The Long Hello

My friend Jane Allen is visiting this week, and we've been reminiscing about our part -- her part, really -- in the first intentional radio message broadcast into space, on 16 November 1974, from the Arecibo telescope in Puerto Rico to whatever extraterrestrial intelligence might lie in the direction of the constellation Hercules. Both of us worked then at Cornell University, which operated the Arecibo Observatory for the National Science Foundation. The big telescope had just come through years-long, major renovations that made it a much more powerful instrument, and Jane wanted to celebrate its re-opening with a grand gesture.

"Can this telescope send radio waves as well as receive them?" she asked her boss, Frank Drake, a pioneer in the effort to discover life elsewhere in the universe. When he answered in the affirmative, she encouraged him and his colleagues, including the late Carl Sagan, to conceive a message to mark the re-dedication ceremony.

Drake and Sagan had developed a previous pictogram message, etched onto plaques that adorned the twin Pioneer 10 and 11 spacecraft, both launched in the 1970s. Those plaques were intended as messages to the citizens of Earth as well as from them. While neither Drake nor Sagan expected any alien being ever to retrieve the spacecraft, let alone decipher the information on the plaques, the intellectual exercise of conceptualizing such communications fostered an extraterrestrial perspective: How do humans see themselves in the context of the wider galaxy? How will we account for our stewardship of our planet? Consideration of the large questions, however, blew up in a fracas over the fact that the Pioneer plaques depicted a nude man and woman, standing amidst schematic illustrations of the spacecraft, the Solar System, and various bits of technical data. The Arecibo message would not be accused of indecency.

I still remember the bright, hot day of the 1974 Arecibo ceremony, and the way the sound of the message -- which was transposed into eerie alternating tones for those present at its transmission -- filled up the air over the site. I remember seeing women in sleeveless dresses rub chills from their arms as we all looked at the telescope and thought about the conversation it might be initiating at that moment, across a distance of 25,000 lightyears.
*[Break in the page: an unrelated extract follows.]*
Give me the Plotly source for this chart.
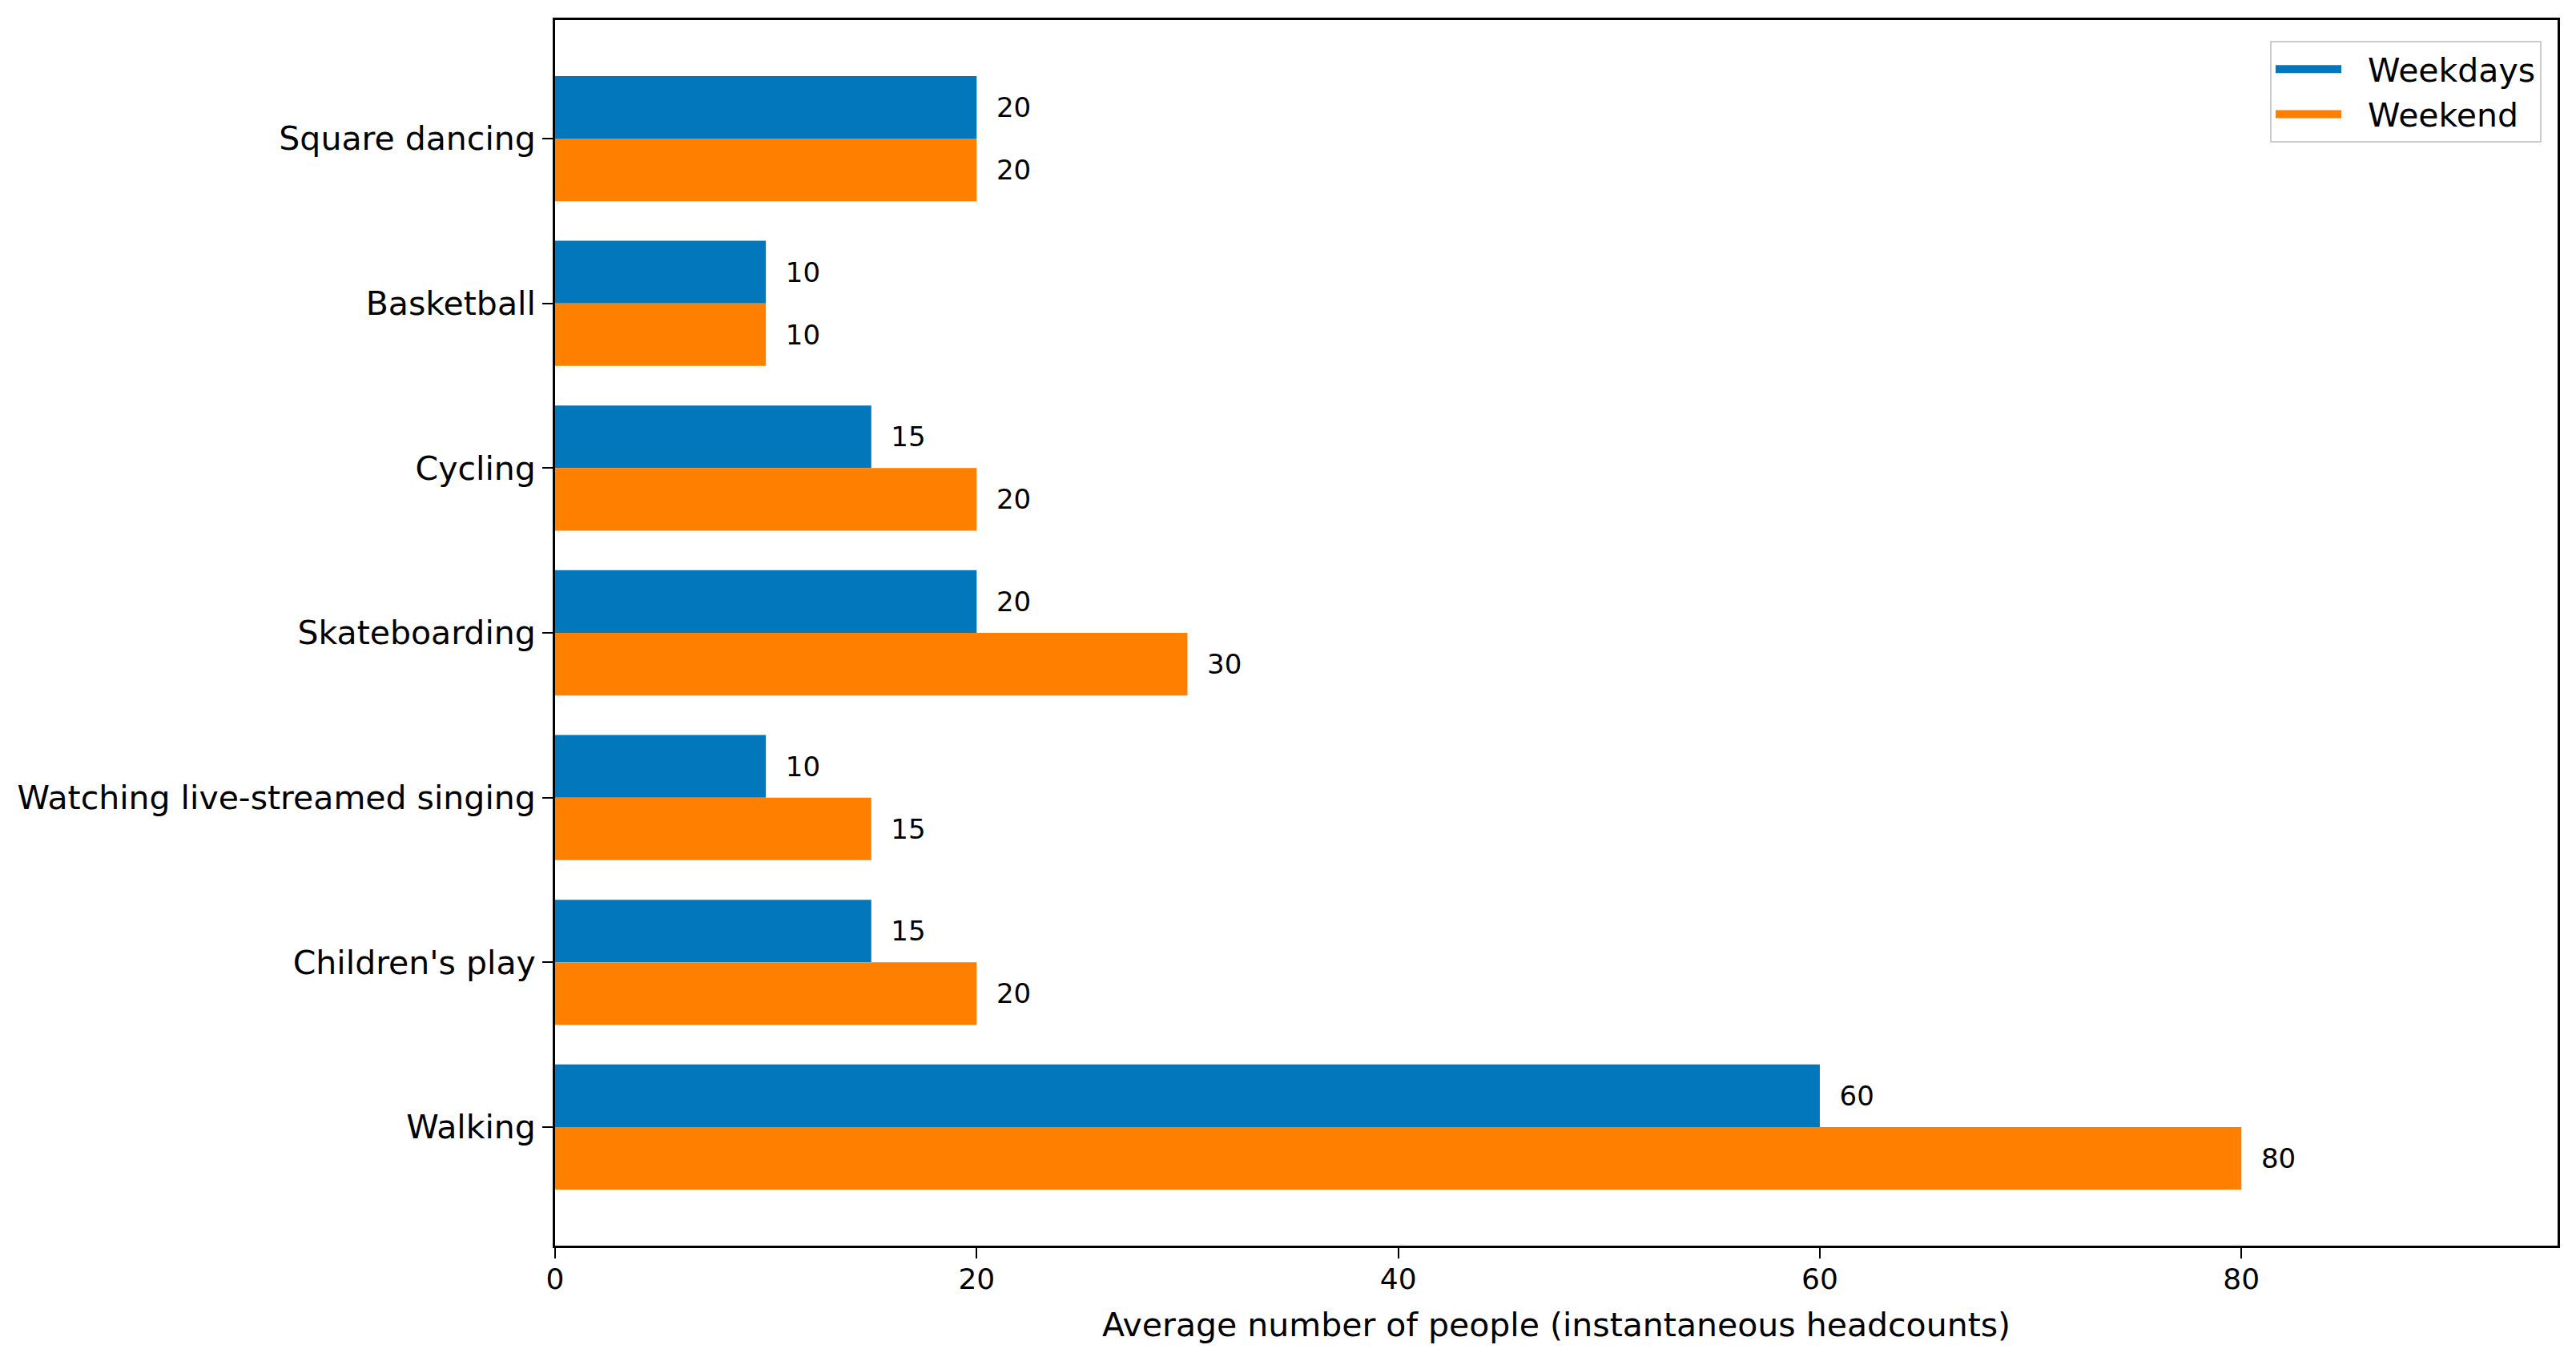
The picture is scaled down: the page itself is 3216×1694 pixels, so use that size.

"It's all about relationships," Jane said when I asked what had given her the idea. Others oppose her optimistic confidence in reaching out. Scientist Stephen Hawking recently warned that announcing our whereabouts could invite a hostile invasion. But the Drake Equation, which Frank devised in 1961 to estimate the number of technologically advanced civilizations in the Milky Way, reminds us that our greatest enemies are still likely found among our fellow Earthlings.